Ben Kingsley disappears into every character he plays, and the quiet senior citizen he becomes in Jules is no exception. The fact that he has a mop of hair and no trace of a British accent should come as no surprise; this is an actor who has played everyone from Mahatma Gandhi to Salvador Dali, not to mention his wide range of fictional characters in films as diverse as The Wackness and House of Sand and Fog.
In Jules, writer Gavin Steckler and director Marc Turtletaub have given him a part he can play with, an understated senior citizen whose life has fallen into a routine. He shows up at his hometown’s weekly council meeting, where he repeats the same suggestions he has made countless times before, and tends to the azaleas in his garden. When a flying saucer crashes in his back yard he tries to tell someone—anyone—that an alien has landed on his property but no one believes him, so he goes about his business and tends to the simple needs of his visitor from afar.

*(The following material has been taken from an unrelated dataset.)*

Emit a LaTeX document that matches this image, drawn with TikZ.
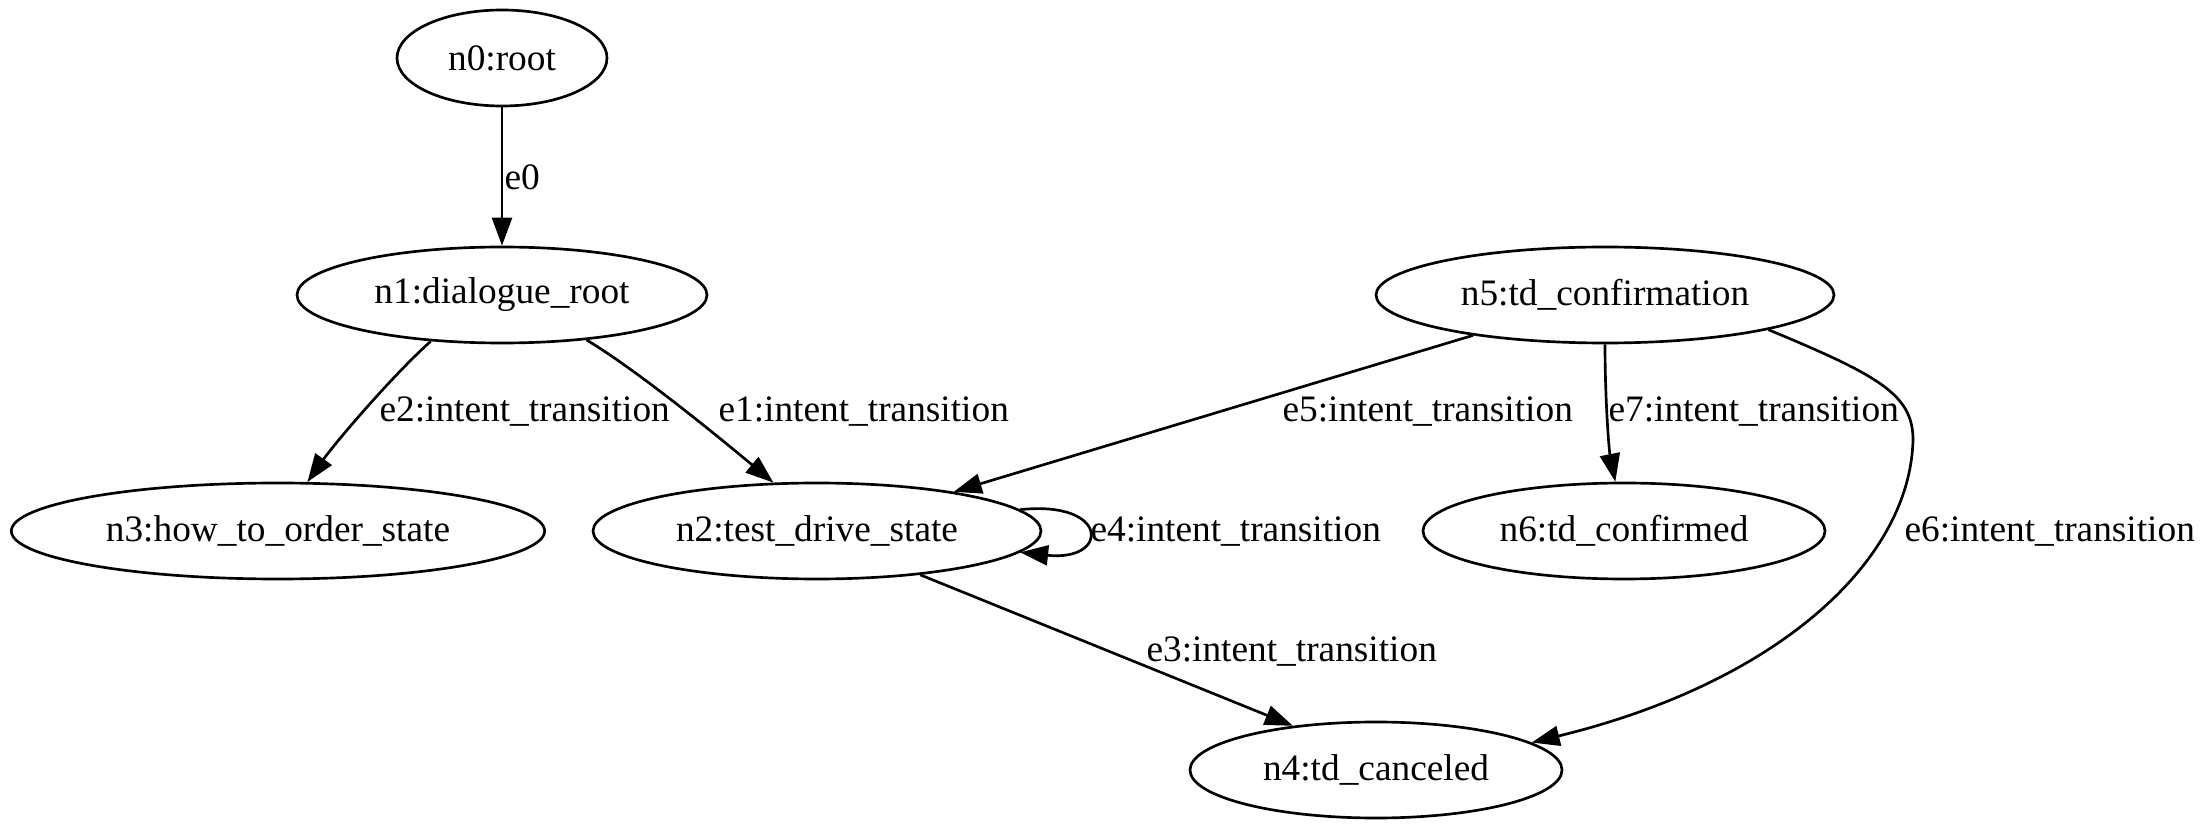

In time, two women who know him from the weekly meetings become involved, and as they are played by Harriet Sansom Harris and Jane Curtin, they (like Kingsley) are not caricatures or archetypes but believable people with amusing traits and quirks.
Jules is a slight film but an enjoyable one. It reminded me of Robot and Frank (2012) which gave a good part to another veteran actor, Frank Langella. The resemblance is superficial, except that I’ve come to value any film that offers actors I like something offbeat to add to their resumé. By the way—and not so incidentally—Jules tells its story in a compact 90 minutes.